In order for me to maintain those letters after my name, I have to obtain 60 hours of professional development in the next 10 months. Of course, the cumulative time that I spend reading articles and keeping abreast of industry trends every week doesn’t count. I would have to engage in lively and documented discussions with others if I wanted these hours even considered as professional development. Sure, the association offers some free webinars throughout the year where you can get an hour here, an hour there. But to get 60? I’d be looking at spending thousands.
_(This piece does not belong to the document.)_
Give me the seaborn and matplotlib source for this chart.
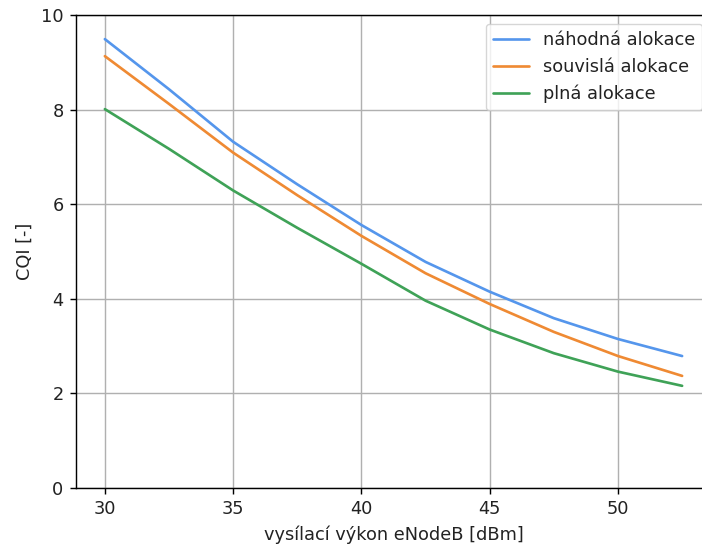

And after that? Since I am unable to submit documentation proving that I have 3 years of progressive HR experience right now, I am unable to level-up and attain Certified Human Resources Leader status. If I were to actually to accumulate this over the next few years, on top of paying my annual dues and paying to validate my experience, I would also have to pay to: rewrite my Comprehensive Knowledge 1 Exam, write a Comprehensive Knowledge Exam 2, Employment Law Exam, Jurisprudence Exam, complete a Job Ready Program, Professional Program and a Final Performance Exam.
As a struggling millenial still trying to pay off student loans, keep a roof over my head, gas in my car, dream of home ownership and seeing how poorly I am setting myself up for retirement every year at tax time, I can’t even fathom (or justify) the dollar investment required for this profession.
And if I did happen to get my 60 hours done and decided just to stay the course and maintain my CHRP without moving up to the next level? Well, my University degree is only valid for another 3 years and then I’m back to square one – my HR education renders itself irrelevant.
Deciding what I don’t want to be opens up a whole new world to me. A world where I can focus on what I do want to be and spending my time and energy getting there instead.
I want to be a leader.
To say that my HR journey was a waste would be false. I have developed great skills and an incredible foundation of really important knowledge. This will only help me build an environment of encouragement and positivity. It already helps me navigate and build relationships with others, influence valuable change, and provide support to others.
Even if you don’t know where you’re going, it’s important to know where you don’t want to go. I am proud of myself for finally deciding that. I’m one step closer to my future, and my vision is a little bit clearer.
Keep your eyes on the prize, my darlings. (And ICYMI: the prize is actually happiness, right now.)